Amazon may soon bring its cashierless store concept to Whole Foods. It debuted the Amazon Go store two years ago, which operates without cashiers or self-checkouts. The online retailer acquired the natural food chain in 2017.
The modest 1,800 square-foot Amazon Go store allows consumers to use an app to pay; they check-in to the store via the app's barcode upon arrival and it calculates all items leaving the store associated with that user. Items would automatically be charged to the shopper upon leaving the store and receipts sent via the app. This would be the first time the concept is being tested in a larger store format and could do away with long checkout lines and the burdens of loading cart items onto registers, then back into bags in the cart. It would also virtually end shoplifting, a significant issue for retailers.
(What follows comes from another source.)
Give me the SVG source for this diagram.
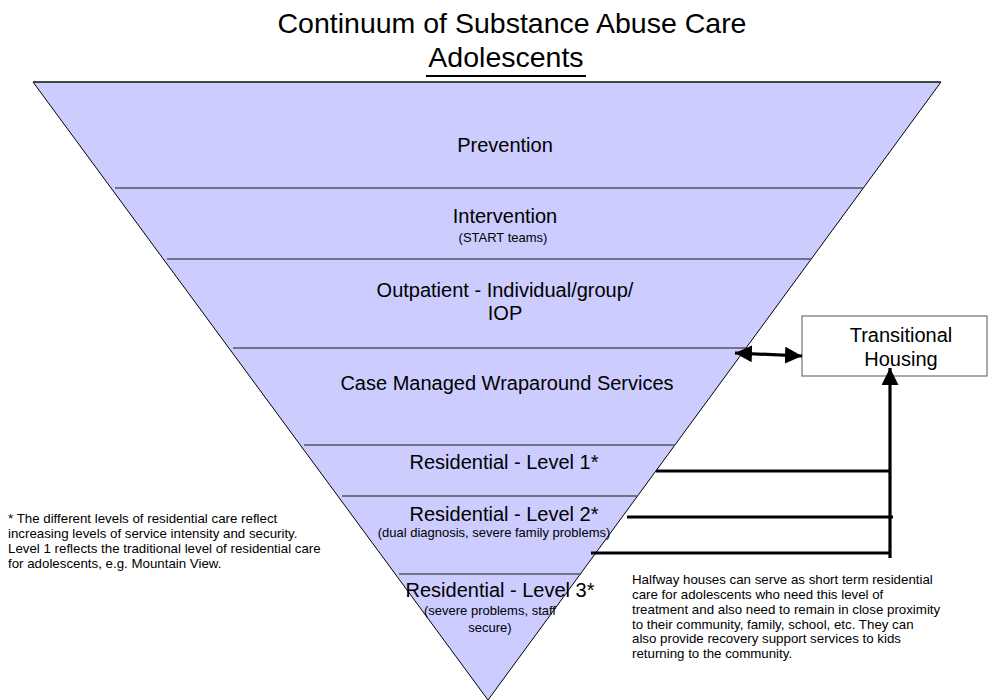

The news, reported today by the Wall Street Journal, conflicts with comments Amazon made previously, stating that it had no plans to test larger store formats. But with nearly 500 Whole Foods Markets now under its reign, Amazon seems to have shifted its position.
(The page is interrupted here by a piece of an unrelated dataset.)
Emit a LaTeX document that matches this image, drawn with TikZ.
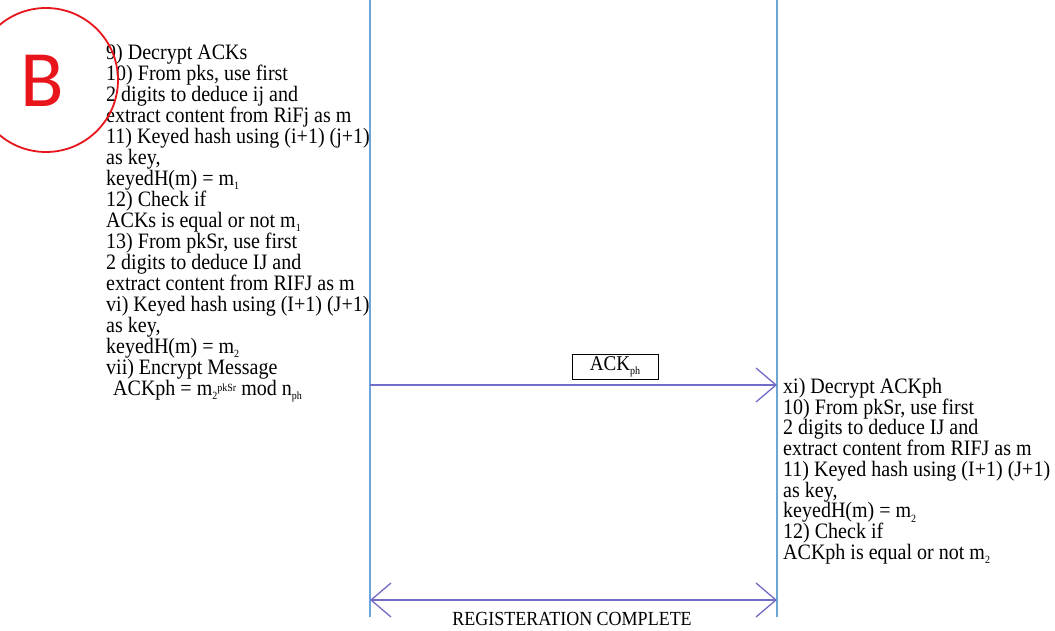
\documentclass[tikz,border=0pt]{standalone}
\usepackage{fontspec}
\setmainfont{Liberation Serif}[FakeStretch=0.91]
\newfontfamily\condfont{Liberation Serif}[FakeStretch=0.9]
\newfontfamily\bigbfont{Carlito}
\usetikzlibrary{arrows.meta}
\definecolor{lifeblue}{RGB}{110,165,215}
\definecolor{arrowpurple}{RGB}{112,108,200}
\definecolor{markred}{RGB}{232,22,28}
\newcommand{\lowsub}[1]{\raisebox{-4.5pt}{\fontsize{11}{11}\selectfont #1}}
\newcommand{\hisup}[1]{\raisebox{4pt}{\fontsize{11}{11}\selectfont #1}}
\begin{document}
\begin{tikzpicture}[x=1pt,y=-1pt,
  lifeline/.style={draw=lifeblue, line width=1.6pt},
  msg/.style={draw=arrowpurple, line width=1.1pt},
  vtip/.style={-{Straight Barb[length=20pt,width=34pt,line width=1.3pt]}},
  vtips/.style={{Straight Barb[length=20pt,width=34pt,line width=1.3pt]}-{Straight Barb[length=20pt,width=34pt,line width=1.3pt]}},
  steps/.style={align=left, anchor=north west, inner sep=0pt, font=\fontsize{22}{21}\selectfont},
  stepsr/.style={align=left, anchor=north west, inner sep=0pt, font=\fontsize{22}{20.75}\selectfont},
  label/.style={inner sep=0pt, font=\condfont\fontsize{20}{20}\selectfont}
]
\useasboundingbox (0,0) rectangle (1055,631);
\clip (0,0) rectangle (1055,631);
\fill[white] (0,0) rectangle (1055,631);

% lifelines
\coordinate (Ltop) at (370,0);
\coordinate (Lbot) at (370,617);
\coordinate (Rtop) at (777,0);
\coordinate (Rbot) at (777,617);
\draw[lifeline] (Ltop) -- (Lbot);
\draw[lifeline] (Rtop) -- (Rbot);

% left steps
\node[steps] (leftsteps) at (106,44) {9) Decrypt ACKs\\
10) From pks, use first\\
2 digits to deduce ij and\\
extract content from RiFj as m\\
11) Keyed hash using (i+1) (j+1)\\
as key,\\
keyedH(m) = m\lowsub{1}\\
12) Check if\\
ACKs is equal or not m\lowsub{1}\\
13) From pkSr, use first\\
2 digits to deduce IJ and\\
extract content from RIFJ as m\\
vi) Keyed hash using (I+1) (J+1)\\
as key,\\
keyedH(m) = m\lowsub{2}\\
vii) Encrypt Message\\
\hspace*{7pt}ACKph = m\lowsub{2}\hisup{pkSr} mod n\lowsub{ph}};

% message ACKph
\coordinate (a1) at (370,385);
\coordinate (b1) at (777,385);
\draw[msg, vtip] (a1) -- (b1);
\node[draw=black, line width=0.8pt, minimum width=86pt, minimum height=25pt, inner sep=0pt, font=\fontsize{21}{21}\selectfont] (ackbox) at (615,366.5) {ACK\lowsub{ph}};

% right steps
\node[stepsr] (rightsteps) at (783,378) {xi) Decrypt ACKph\\
10) From pkSr, use first\\
2 digits to deduce IJ and\\
extract content from RIFJ as m\\
11) Keyed hash using (I+1) (J+1)\\
as key,\\
keyedH(m) = m\lowsub{2}\\
12) Check if\\
ACKph is equal or not m\lowsub{2}};

% registration complete
\coordinate (a2) at (370,600);
\coordinate (b2) at (777,600);
\draw[msg, vtips] (a2) -- (b2);
\node[label, anchor=base] (regdone) at (572,625) {REGISTERATION COMPLETE};

% red B mark
\node[inner sep=0pt, anchor=base, text=markred, font=\bigbfont\fontsize{80}{80}\selectfont] (bmark) at (42,107) {B};
\draw[markred, line width=1.8pt] (46,80) circle[radius=72];
\end{tikzpicture}
\end{document}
The cashierless concept is already in use at seven Amazon Go convenience stores in Seattle, Chicago, and San Francisco, and there are plans in the works to open more. Most are stocked with prepared food and drinks and a small handful of groceries.
“The e-tailer seems to view Whole Foods, at least in part, as a lab that will help it develop new physical retail stores across industries, which could include grocery,” Food Dive reported last year.